WASHINGTON, D.C. - Today, the House Committee on Agriculture adopted the budget views and estimates letter which outlines the Committee’s budget recommendations for the federal agencies and programs under its jurisdiction.  The letter will be submitted to House Budget Committee Chairman John Spratt of South Carolina, pursuant to section 301(d) of the Congressional Budget Act of 1974, as well as clause 4(f) of House Rule X.

“Our proposed views and estimates letter reinforces the message we sent to the Budget Committee last year in preparation of Farm Bill reauthorization:  current farm policies are widely popular, save taxpayers billons, and are serving to enhance the well-being of our farmers, ranchers, needy citizens, and consumers by ensuring a safe, affordable food supply,” Chairman Collin C. Peterson of Minnesota said. “We urge the Budget Committee to take these points into consideration while crafting a responsible budget resolution for the coming fiscal year.”

“The work of this Committee not only impacts the agriculture community, it also impacts the lives of every American that enjoys the most affordable food supply in the world,” said Ranking Member Bob Goodlatte of Virginia. “We urge the Budget Committee to recognize the vital role the agriculture sector plays in meeting the needs of American consumers and provide the funding necessary to continue administering conservation, nutrition, renewable energy, credit, and farm safety net programs.”

The Budget Views and Estimates letter passed today reflects Agriculture Committee priorities to the House Budget Committee in preparation of the Fiscal Year 2009 Budget Resolution.
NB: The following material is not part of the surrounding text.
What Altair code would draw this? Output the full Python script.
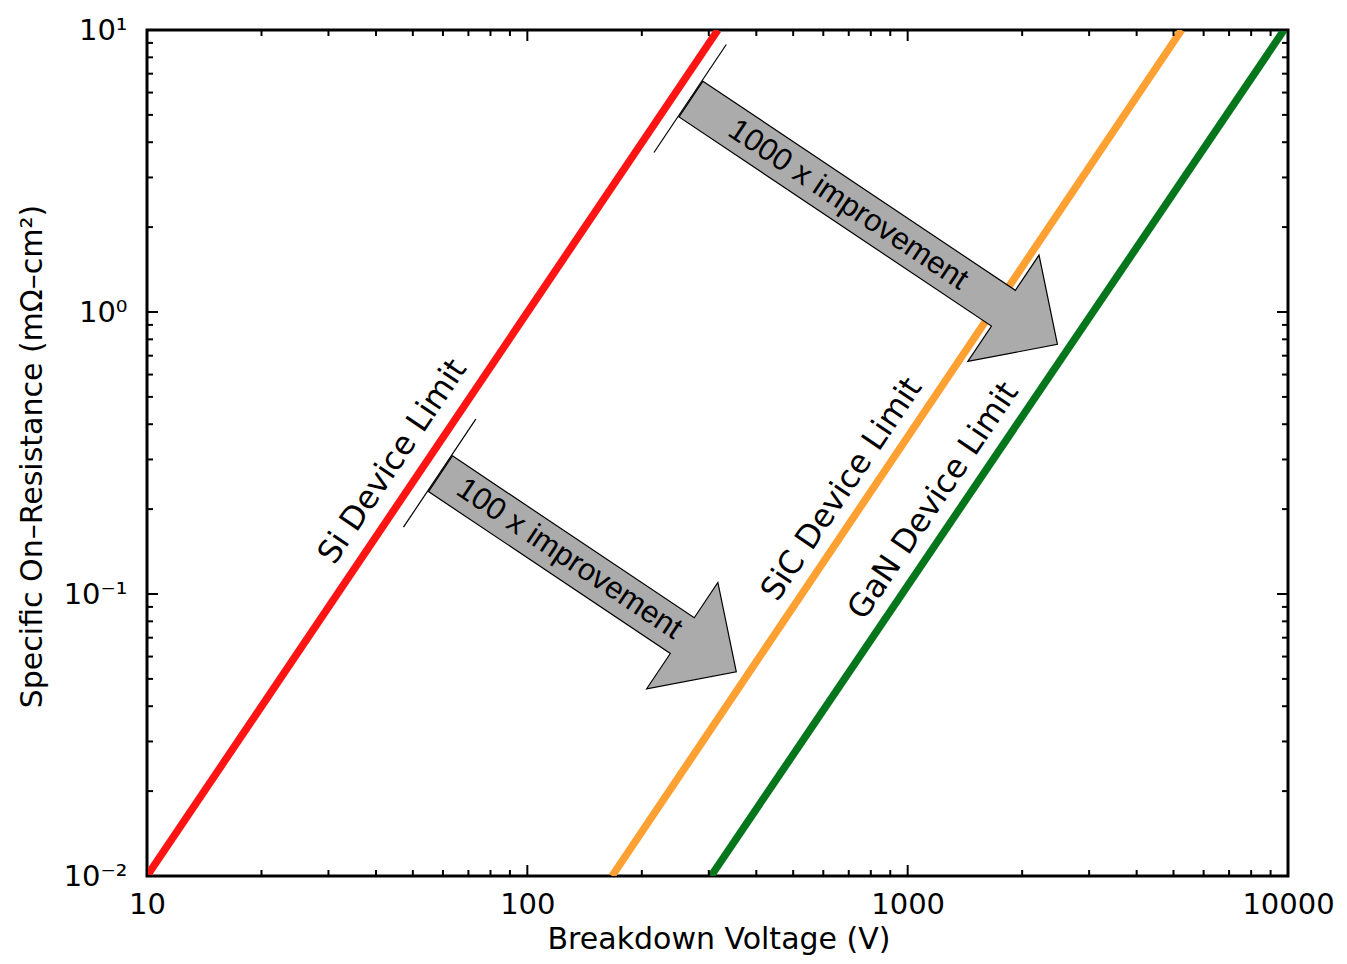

The chief priority of the committee continues to be the reauthorization of omnibus farm policy to succeed the 2002 Farm Bill. 

Despite a budget baseline that is $60 billion less than when the 2002 Farm Bill was written, the House Agriculture Committee passed a new Farm Bill on July 20, 2007, that continues the popular farm safety net while including new investments in agriculturally-based renewable energy resources, specialty crops, nutrition, and agricultural conservation programs. The full House passed the bill a week later, the Senate version of the Farm Bill passed on December 14, 2007, and the two bills are in the process of being reconciled.

Each member of the committee will have an opportunity to submit additional views before the letter is filed on Friday, February 29, 2008.